A two-inch metal screw was discovered in 1865 in a piece of feldspar unearthed from the Abbey Mine in Treasure City, Nevada. The screw had long ago oxidized, but its form, particularly the shape of its threads, could be clearly seen in the feldspar. The stone was calculated to be 21 million years in age.
In 1869, in the December 17 issue of The Los Angeles News it was reported that a smooth slate wall covered with strange alphabetic writing had been discovered in a coalmine. The letters were raised and well defined. When chiseled away, the coal that had covered the wall bore their distinct impression, which confirmed that the wall dated to a time when the coal was formed. The coal was from the Carboniferous era, well over 200 million years old.
In 1891, close to Cleveland, Tennessee a length of wall was discovered which extended for about a thousand feet. It was on average 2 feet thick and 8 feet high, with numerous projections spaced along the top every 30 feet or so. Its position dated it geologically to over a million years old. The wall was composed of red sandstone blocks. Along one stretch of wall a number of the sandstone blocks were covered with the hieroglyphs of a mysterious language. All together, 872 individual characters were recorded.

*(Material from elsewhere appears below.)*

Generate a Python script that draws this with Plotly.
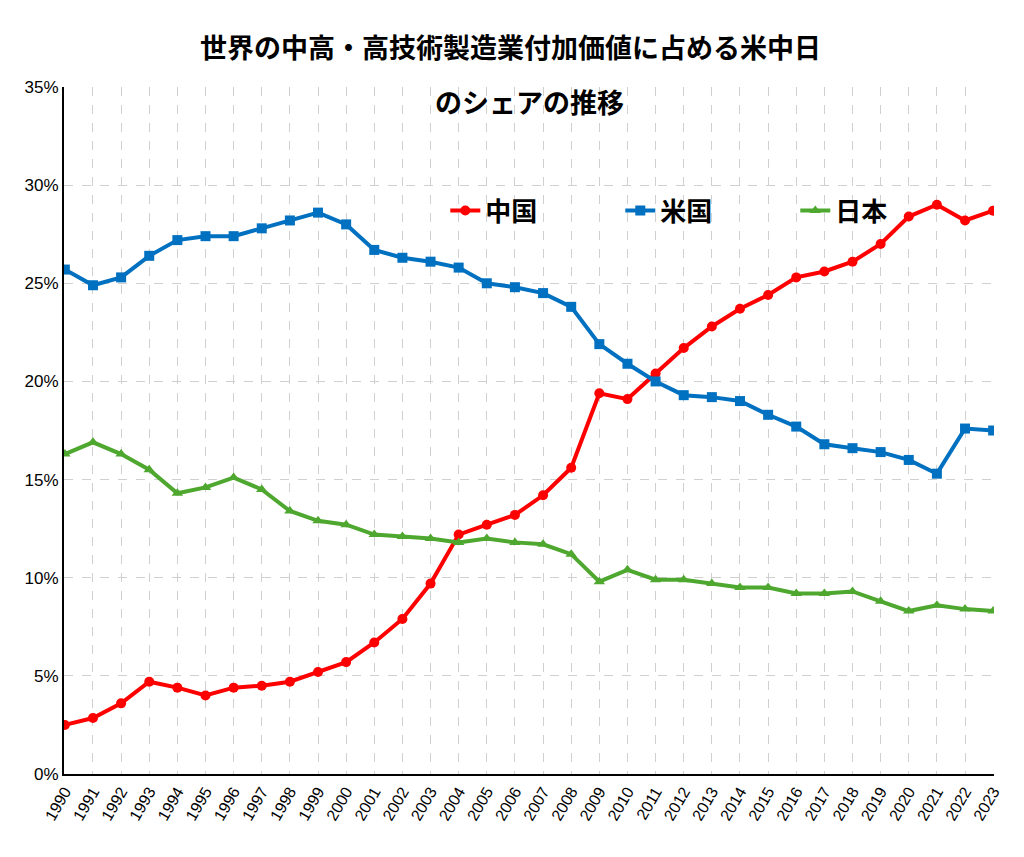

While shot blasting a coal seam in 1928, a miner found, among the dislodged coal, blocks of concrete about a foot across. The faces of the blocks were highly polished. The remainder of the wall disappeared into the coal seam. A second miner working a coal face about 100 yards away struck what seemed to be the same wall. Another coal miner in West Virginia claimed miners had found a well constructed concrete building.
On June 27 in 1969, workmen cutting into a rock shelf situated on the Broadway Extension of 122nd Street, between Edmond and Oklahoma City, found an inlaid tile floor 3 feet below the surface, and covering several thousand square feet. A form of mortar was found between the tiles. It was dated at 200,000 years old.
With the destruction of the ancient libraries of Alexandria and China, the only remaining records of the very ancient past are to be found in India and Tibet. They speak of a golden age when men could fly in fantastic craft that could defy gravity. What happened to these fabulous civilizations? It appears that they we obliterated from the face of the earth in a series of environmental catastrophes. Such was the ferocity and scope of the destruction that virtually nothing remained. But as shown above, evidence has been coming to light. As this evidence slowly accumulates, it is becoming increasingly clear that man has had a far more glorious past than the one that has been painted by modern archaeology.